● Records for the exercise:
■ ■ ■ ■ ■

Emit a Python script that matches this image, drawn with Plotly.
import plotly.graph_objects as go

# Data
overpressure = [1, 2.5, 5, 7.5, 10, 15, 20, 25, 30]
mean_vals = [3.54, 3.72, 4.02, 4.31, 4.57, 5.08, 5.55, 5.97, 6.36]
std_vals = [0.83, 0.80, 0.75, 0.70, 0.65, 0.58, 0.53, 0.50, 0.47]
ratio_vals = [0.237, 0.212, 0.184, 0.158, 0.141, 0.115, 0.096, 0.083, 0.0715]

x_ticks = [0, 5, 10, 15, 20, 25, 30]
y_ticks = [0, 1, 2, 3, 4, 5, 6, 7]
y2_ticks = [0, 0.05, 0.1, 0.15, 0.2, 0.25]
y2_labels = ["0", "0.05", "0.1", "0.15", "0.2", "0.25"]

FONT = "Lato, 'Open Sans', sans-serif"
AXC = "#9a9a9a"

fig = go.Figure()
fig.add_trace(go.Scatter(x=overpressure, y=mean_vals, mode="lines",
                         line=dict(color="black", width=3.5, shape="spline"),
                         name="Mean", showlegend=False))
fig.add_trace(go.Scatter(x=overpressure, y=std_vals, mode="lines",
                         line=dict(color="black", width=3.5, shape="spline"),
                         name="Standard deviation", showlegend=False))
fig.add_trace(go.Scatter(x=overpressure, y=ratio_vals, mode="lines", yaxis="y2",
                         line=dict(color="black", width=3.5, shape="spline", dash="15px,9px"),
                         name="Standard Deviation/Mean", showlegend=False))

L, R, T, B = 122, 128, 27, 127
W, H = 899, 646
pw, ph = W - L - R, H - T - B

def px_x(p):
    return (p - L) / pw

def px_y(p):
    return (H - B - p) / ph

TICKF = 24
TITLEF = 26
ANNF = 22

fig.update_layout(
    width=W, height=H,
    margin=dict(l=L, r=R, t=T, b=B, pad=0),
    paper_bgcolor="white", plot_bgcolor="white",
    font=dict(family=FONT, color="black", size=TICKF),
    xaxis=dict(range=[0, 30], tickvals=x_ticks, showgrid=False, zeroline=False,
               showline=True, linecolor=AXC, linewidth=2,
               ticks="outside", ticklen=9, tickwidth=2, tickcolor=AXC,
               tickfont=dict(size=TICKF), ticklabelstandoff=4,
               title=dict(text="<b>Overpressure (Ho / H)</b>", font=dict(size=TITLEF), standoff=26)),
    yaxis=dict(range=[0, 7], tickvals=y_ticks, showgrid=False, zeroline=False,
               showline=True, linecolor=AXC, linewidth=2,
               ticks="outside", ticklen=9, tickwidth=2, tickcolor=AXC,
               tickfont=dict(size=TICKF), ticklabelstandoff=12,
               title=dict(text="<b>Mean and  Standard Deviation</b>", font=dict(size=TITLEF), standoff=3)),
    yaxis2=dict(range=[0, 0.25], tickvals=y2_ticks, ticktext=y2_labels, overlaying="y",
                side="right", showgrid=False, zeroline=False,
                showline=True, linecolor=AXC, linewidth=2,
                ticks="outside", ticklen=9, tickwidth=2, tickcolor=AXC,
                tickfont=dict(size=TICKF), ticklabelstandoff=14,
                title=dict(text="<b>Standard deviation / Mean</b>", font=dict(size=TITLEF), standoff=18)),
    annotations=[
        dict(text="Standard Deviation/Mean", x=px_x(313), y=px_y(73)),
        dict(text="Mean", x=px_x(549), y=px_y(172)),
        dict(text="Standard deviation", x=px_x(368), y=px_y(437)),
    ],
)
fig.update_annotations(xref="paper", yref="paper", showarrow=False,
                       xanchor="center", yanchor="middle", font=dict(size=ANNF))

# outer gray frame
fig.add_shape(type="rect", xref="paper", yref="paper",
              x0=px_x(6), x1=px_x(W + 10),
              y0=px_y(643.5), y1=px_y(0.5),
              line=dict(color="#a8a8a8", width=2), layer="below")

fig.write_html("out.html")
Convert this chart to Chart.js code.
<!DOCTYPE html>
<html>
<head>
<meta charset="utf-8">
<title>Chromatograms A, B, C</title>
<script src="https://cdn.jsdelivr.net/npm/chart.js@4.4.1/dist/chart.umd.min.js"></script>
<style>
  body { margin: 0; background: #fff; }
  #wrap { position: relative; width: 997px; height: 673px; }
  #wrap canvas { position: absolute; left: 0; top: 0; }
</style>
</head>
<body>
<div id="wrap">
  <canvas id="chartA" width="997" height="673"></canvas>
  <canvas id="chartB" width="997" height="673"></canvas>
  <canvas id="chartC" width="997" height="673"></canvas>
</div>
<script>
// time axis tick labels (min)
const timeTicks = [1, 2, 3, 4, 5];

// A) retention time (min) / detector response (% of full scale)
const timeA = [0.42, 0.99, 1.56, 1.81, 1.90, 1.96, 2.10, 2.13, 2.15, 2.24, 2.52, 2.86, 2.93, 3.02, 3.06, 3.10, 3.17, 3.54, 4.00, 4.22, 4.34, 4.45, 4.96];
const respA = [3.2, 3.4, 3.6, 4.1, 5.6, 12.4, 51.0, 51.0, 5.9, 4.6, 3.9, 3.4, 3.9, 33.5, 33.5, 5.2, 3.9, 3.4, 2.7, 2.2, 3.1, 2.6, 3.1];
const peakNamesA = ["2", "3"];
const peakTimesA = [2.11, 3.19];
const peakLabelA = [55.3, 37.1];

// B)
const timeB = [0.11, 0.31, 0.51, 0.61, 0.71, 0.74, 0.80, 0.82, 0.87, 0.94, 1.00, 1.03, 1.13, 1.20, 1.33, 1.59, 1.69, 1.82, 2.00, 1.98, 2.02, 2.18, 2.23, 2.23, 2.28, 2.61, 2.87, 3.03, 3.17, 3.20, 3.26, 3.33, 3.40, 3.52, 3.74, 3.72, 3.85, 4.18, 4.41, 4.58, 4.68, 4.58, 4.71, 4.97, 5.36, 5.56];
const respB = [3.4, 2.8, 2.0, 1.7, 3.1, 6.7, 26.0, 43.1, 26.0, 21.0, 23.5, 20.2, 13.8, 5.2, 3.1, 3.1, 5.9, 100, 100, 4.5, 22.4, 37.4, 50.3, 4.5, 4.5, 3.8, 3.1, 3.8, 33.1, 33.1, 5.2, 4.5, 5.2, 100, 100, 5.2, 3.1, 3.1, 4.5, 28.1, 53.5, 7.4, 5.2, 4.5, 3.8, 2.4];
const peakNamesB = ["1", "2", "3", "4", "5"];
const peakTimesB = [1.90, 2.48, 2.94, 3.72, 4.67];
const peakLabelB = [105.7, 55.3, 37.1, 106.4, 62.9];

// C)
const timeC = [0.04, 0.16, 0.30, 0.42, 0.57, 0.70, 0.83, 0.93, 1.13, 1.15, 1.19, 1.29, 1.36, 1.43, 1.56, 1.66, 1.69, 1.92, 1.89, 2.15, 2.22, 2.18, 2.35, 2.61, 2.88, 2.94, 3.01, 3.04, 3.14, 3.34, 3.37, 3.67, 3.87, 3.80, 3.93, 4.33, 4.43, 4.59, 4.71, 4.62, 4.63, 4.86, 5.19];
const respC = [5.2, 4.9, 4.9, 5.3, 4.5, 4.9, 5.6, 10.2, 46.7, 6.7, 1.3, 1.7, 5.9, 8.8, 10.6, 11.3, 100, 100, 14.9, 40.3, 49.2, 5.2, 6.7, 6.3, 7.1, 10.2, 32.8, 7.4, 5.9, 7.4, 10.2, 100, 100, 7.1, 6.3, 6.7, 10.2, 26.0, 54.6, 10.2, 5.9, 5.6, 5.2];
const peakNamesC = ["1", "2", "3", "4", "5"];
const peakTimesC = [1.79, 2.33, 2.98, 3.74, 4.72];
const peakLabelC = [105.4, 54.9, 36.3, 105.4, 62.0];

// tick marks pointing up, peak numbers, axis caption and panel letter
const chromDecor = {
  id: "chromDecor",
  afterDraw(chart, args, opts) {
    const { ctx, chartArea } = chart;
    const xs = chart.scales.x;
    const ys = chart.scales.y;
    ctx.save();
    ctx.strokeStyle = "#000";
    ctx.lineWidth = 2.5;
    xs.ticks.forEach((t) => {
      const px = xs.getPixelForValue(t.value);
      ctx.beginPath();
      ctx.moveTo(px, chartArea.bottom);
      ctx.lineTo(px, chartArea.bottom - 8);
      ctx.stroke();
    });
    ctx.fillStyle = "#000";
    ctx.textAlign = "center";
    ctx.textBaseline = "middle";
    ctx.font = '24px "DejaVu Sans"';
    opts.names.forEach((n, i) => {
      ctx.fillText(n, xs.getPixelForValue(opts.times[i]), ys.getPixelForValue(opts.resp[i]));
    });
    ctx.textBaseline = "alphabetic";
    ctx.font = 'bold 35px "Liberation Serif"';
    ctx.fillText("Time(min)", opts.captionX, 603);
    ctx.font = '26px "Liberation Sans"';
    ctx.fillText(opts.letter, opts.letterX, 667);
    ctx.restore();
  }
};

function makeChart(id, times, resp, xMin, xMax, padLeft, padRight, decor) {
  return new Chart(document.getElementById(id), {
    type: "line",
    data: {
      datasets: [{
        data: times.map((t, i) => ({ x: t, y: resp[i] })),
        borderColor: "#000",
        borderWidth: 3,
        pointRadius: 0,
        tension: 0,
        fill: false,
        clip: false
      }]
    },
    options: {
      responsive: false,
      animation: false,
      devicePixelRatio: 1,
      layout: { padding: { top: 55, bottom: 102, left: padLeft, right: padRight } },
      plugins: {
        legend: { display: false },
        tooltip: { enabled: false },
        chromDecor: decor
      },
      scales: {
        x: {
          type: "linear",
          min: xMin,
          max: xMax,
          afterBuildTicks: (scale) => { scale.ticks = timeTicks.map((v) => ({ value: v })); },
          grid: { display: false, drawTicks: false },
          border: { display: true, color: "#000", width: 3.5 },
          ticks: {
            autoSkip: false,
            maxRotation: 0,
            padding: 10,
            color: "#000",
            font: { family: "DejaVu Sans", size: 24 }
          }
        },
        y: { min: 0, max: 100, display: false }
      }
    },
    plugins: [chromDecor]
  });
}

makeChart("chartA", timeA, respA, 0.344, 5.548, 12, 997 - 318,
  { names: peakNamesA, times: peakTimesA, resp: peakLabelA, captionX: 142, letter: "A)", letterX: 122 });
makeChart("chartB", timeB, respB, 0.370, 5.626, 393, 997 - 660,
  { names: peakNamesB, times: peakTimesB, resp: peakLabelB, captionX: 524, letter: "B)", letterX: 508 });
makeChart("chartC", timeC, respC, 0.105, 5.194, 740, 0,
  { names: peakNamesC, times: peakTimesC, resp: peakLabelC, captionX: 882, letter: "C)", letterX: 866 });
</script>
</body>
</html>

■ ■ ■ ■ ■

● Exercise directions: The lines to be given again exactly are those from the one containing "Convert this chart to Chart.js code." up to and including the one containing "const timeTicks = [1, 2, 3, 4, 5];".

● The completed task:
Convert this chart to Chart.js code.
<!DOCTYPE html>
<html>
<head>
<meta charset="utf-8">
<title>Chromatograms A, B, C</title>
<script src="https://cdn.jsdelivr.net/npm/chart.js@4.4.1/dist/chart.umd.min.js"></script>
<style>
  body { margin: 0; background: #fff; }
  #wrap { position: relative; width: 997px; height: 673px; }
  #wrap canvas { position: absolute; left: 0; top: 0; }
</style>
</head>
<body>
<div id="wrap">
  <canvas id="chartA" width="997" height="673"></canvas>
  <canvas id="chartB" width="997" height="673"></canvas>
  <canvas id="chartC" width="997" height="673"></canvas>
</div>
<script>
// time axis tick labels (min)
const timeTicks = [1, 2, 3, 4, 5];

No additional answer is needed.